What to Do When You’re Accused of Ponzi Scheming

A Ponzi scheme is a fraudulent investment scam that generates returns for early investors with money that comes from later investors. It is named after Charles Ponzi, an Italian swindler who operated in North America and was arrested in 1920. Ponzi schemes promise investors high rates of return with negligible risk. Eventually, when there are not enough new investors to provide sufficient funds to go around, the scheme unravels.
What Actions Constitute Ponzi Schemes in the Eyes of the Law?
The Securities and Exchange Commission (SEC) has increased aggressive enforcement efforts against individuals and companies suspected of Ponzi scheming, particularly in relation to online exchanges and digital currencies. A Ponzi scheme generates returns for original investors from funds received from new investors, which are treated as profit but are actually capital contributions. Red flags that may warn of a Ponzi scheme include:
- Little or no risk with high return on investments
- Consistent returns regardless of market conditions
- Investments not registered with the SEC
- Complex or secret investment strategies
- Official paperwork not made available for clients to view
- Difficulty removing money or receiving payments
How Do Ponzi Schemes Differ From Pyramid Schemes?
The terms “Ponzi scheme” and “pyramid scheme” are often used interchangeably. Although they are similar and have basic features in common, these are two different types of investment fraud.
- In a Ponzi scheme, investors give money to the scammer in exchange for returns on their investments. Earlier investors are paid from funds provided by new investors.
- In a pyramid scheme, the original scammer solicits investors, who in turn solicit other investors, and so on. Investors who join later become part of the scheme, and it continues to generate profit until new investors can no longer be recruited, at which point the scheme fails.
What Types of Evidence Factor Into a Ponzi Scheme Investigation?
Suspected Ponzi schemes are investigated by the SEC, the Federal Trade Commission (FTC), the Federal Bureau of Investigation (FBI), and federal and state attorneys. In an investigation, agencies will perform background and asset checks, identify the source and use of funds, recover funds, and trace assets. Financial investigations may include intense document review to track the movement of the money, including bank account information, motor vehicle records, and real estate files. Investigations are performed to collect evidence. Even with allegations of Ponzi scheming, you are still innocent until proven guilty.
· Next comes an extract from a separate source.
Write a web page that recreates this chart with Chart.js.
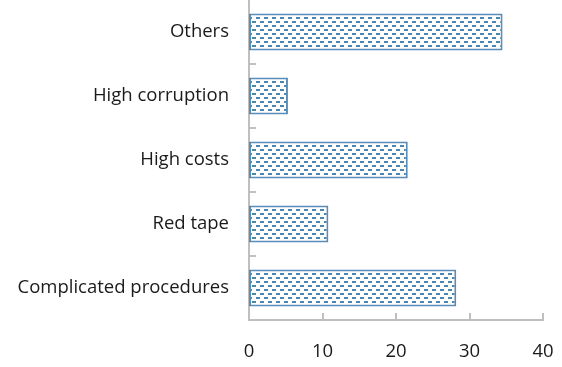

What Are the Penalties for Ponzi Scheming?
If you are accused of operating a Ponzi scheme, you could face both criminal and civil penalties. Depending on the charges, criminal penalties upon conviction may include up to 20 years imprisonment, up to $5 million in fines, or both. Possible criminal charges may include securities fraud, racketeering, mail and wire fraud, consumer fraud, tax fraud, and commodities fraud. In addition, you could be held financially liable in civil court based on claims of negligent misrepresentation, breach of fiduciary duty, fraudulent transfers, aiding and abetting fraud, or other allegations.
What Should You Do If You Have Been Arrested for Operating a Ponzi Scheme?
If you are suspected of Ponzi scheming, you may be questioned in an investigation, indicted before a grand jury, and prosecuted in trial. At every step of criminal proceedings, it is crucial to have an experienced Los Angeles criminal defense lawyer by your side. After an arrest for Ponzi scheming, your first step is to speak with a lawyer as soon as possible. Anything you say to law enforcement can and will be used against you.